Led Zeppelin, ‘The Complete BBC Sessions': Album Review
There's a line that can be drawn between Led Zeppelin's first four albums and their last four. From 1969 through 1971 -- the period that spans their self-titled debut through their untitled fourth record -- Led Zeppelin played the blues, sometimes twisting and evolving it to their modern, heavy sound (like they did on their fourth LP), other times just lifting it outright (see their first three albums, particularly the first two).
These periods can also be tidily divided between their lean, hungry years and the bloated superstar band they became around 1973 or so. So it's no accident that their BBC recordings stopped in 1971, a few months before the release of their monumental fourth album made them untouchable.
Listening to the Led Zeppelin on The Complete BBC Sessions is a way different experience than listening to the Led Zeppelin from The Song Remains the Same. On that 1976 live soundtrack LP, they thought they were the best live band on the planet; on the expanded three-disc Complete BBC Sessions, they actually come close to it.
This expanded edition of the band's 1997 album includes remastered versions of the original two dozen tracks plus nine additional songs left off the record at the time. The sessions include six appearances on various BBC programs -- some recorded in the studio, some recorded live (like the 1971 London concert that makes up disc two).
Most of the new tracks are repeats of songs already found on the earlier set in different form -- two more versions of "Communication Breakdown" and "What Is and What Should Never Be" are added, as is an 11-minute "Dazed and Confused" that's not as electrifying as the 18-minute one found on the 1997 album -- with the exception of the instrumental "White Summer" (released in edited form on the 1990 box set and in full on 2015's Coda reissue) and "Sunshine Woman," a bluesy vamp from 1969 that was never recorded by the band.

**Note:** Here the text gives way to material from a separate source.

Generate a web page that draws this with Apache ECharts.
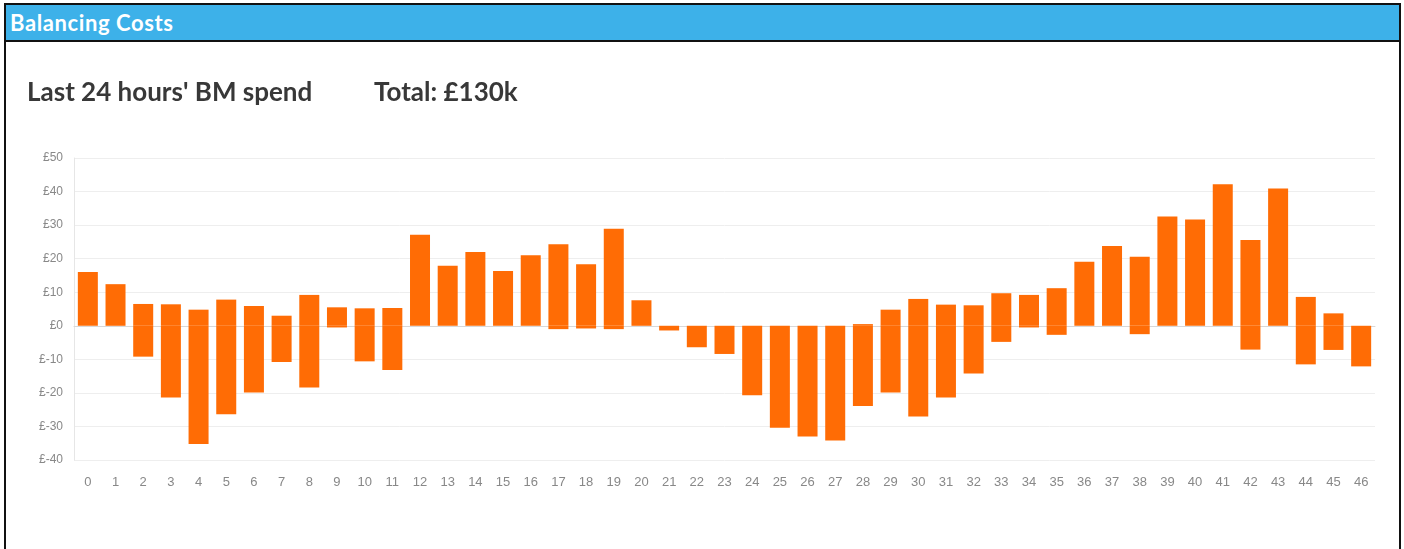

Through it all, Led Zeppelin tear through their catalog with a dynamism that borders on ferocity. Robert Plant grunts and growls with a sexual hunger that consistently weaves in and out of Jimmy Page's guitar. Check out his room-shaking wails on the showstopping "How Many More Times" or his guttural moans on the positively mind-warping "Dazed and Confused" from the 1971 concert.
This is Zeppelin before the rot set in around the time of their 1973 tour. They sound hungry, determined, anxious and aroused. The best songs here -- "You Shook Me" from their first BBC session, "The Girl I Love She Got Long Black Wavy Hair," "Travelling Riverside Blues," "Communication Breakdown" from the new disc -- are essential pieces from the band's formative years.